Every line of the data that contains the string "matplotlib" must be copied.

------------------------------------------------------------------------

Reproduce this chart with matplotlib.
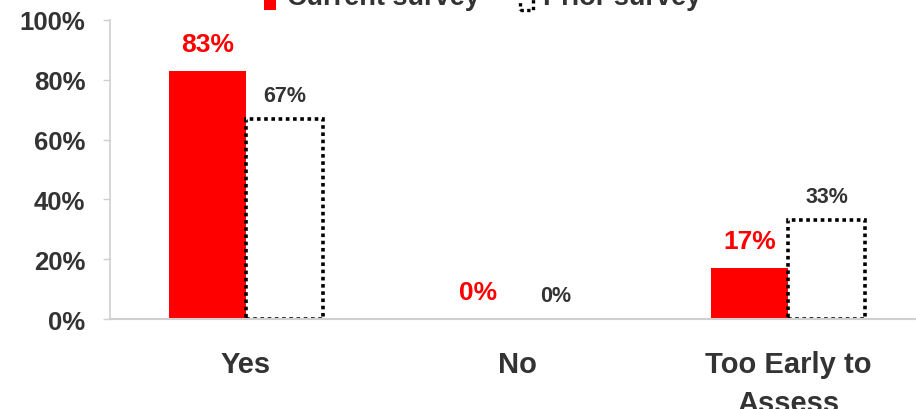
import matplotlib
matplotlib.use('Agg')
import matplotlib.pyplot as plt
import numpy as np
from matplotlib.patches import Patch, Rectangle
from matplotlib.legend_handler import HandlerPatch

# Data
categories = ['Yes', 'No', 'Too Early to\nAssess']
current = [83, 0, 17]
prior = [67, 0, 33]
series_names = ['Current survey', 'Prior survey']

plt.rcParams['font.family'] = ['Liberation Sans', 'DejaVu Sans']
plt.rcParams['font.weight'] = 'bold'

text_color = '#333333'
axis_color = '#d0d0d0'

fig = plt.figure(figsize=(9.16, 4.10), dpi=100)
ax = fig.add_axes([0.1206, 0.2195, 0.8876, 0.7293])

x = np.arange(len(categories))
w = 0.285

ax.bar(x - w / 2, current, width=w, color='#ff0000', edgecolor='none')
prior_bars = ax.bar(x + w / 2, prior, width=w, color='white', edgecolor='black',
                    linestyle=(0, (1, 1)), linewidth=2.6)
# empty bars show no outline
for b, v in zip(prior_bars, prior):
    if v == 0:
        b.set_edgecolor('none')

# Value labels
for i, v in enumerate(current):
    ax.annotate(f'{v}%', (x[i] - w / 2, v), xytext=(0, 14.5), textcoords='offset points',
                ha='center', va='baseline', color='#ff0000', fontsize=19, fontweight='bold')
for i, v in enumerate(prior):
    ax.annotate(f'{v}%', (x[i] + w / 2, v), xytext=(0, 13), textcoords='offset points',
                ha='center', va='baseline', color=text_color, fontsize=15.5, fontweight='bold')

ax.set_xlim(-0.5, 2.5)
ax.set_ylim(0, 100)
ax.set_yticks(range(0, 101, 20))
ax.set_yticklabels([f'{t}%' for t in range(0, 101, 20)])
ax.set_xticks(x)
ax.set_xticklabels(categories, fontsize=21, fontweight='bold', color=text_color,
                   linespacing=1.5)

ax.tick_params(axis='x', length=0, pad=22)
ax.tick_params(axis='y', length=5, width=1, color=axis_color, pad=13,
               labelsize=18.5, labelcolor=text_color)
for lbl in ax.get_yticklabels():
    lbl.set_fontweight('bold')

for s in ['top', 'right']:
    ax.spines[s].set_visible(False)
ax.spines['left'].set_color(axis_color)
ax.spines['bottom'].set_color(axis_color)
ax.spines['left'].set_linewidth(1.2)
ax.spines['bottom'].set_linewidth(1.5)


# legend squares sit a bit below the text, like in the original
def low_square(legend, orig_handle, xdescent, ydescent, width, height, fontsize):
    return Rectangle((-xdescent, -ydescent - 0.3 * fontsize), width, height)


handles = [Patch(facecolor='#ff0000', edgecolor='none'),
           Patch(facecolor='white', edgecolor='black', linestyle=(0, (1, 1)), linewidth=2.4)]
leg = fig.legend(handles, series_names, loc='center', bbox_to_anchor=(0.527, 1.004),
                 ncol=2, frameon=False, fontsize=19.5, handlelength=0.45, handleheight=0.45,
                 handletextpad=0.4, columnspacing=1.5,
                 handler_map={Patch: HandlerPatch(patch_func=low_square)})
for t in leg.get_texts():
    t.set_color(text_color)
    t.set_fontweight('bold')

fig.savefig('out.png', dpi=100)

------------------------------------------------------------------------

COMPLETE RESPONSE:
Reproduce this chart with matplotlib.
import matplotlib
matplotlib.use('Agg')
import matplotlib.pyplot as plt
from matplotlib.patches import Patch, Rectangle
from matplotlib.legend_handler import HandlerPatch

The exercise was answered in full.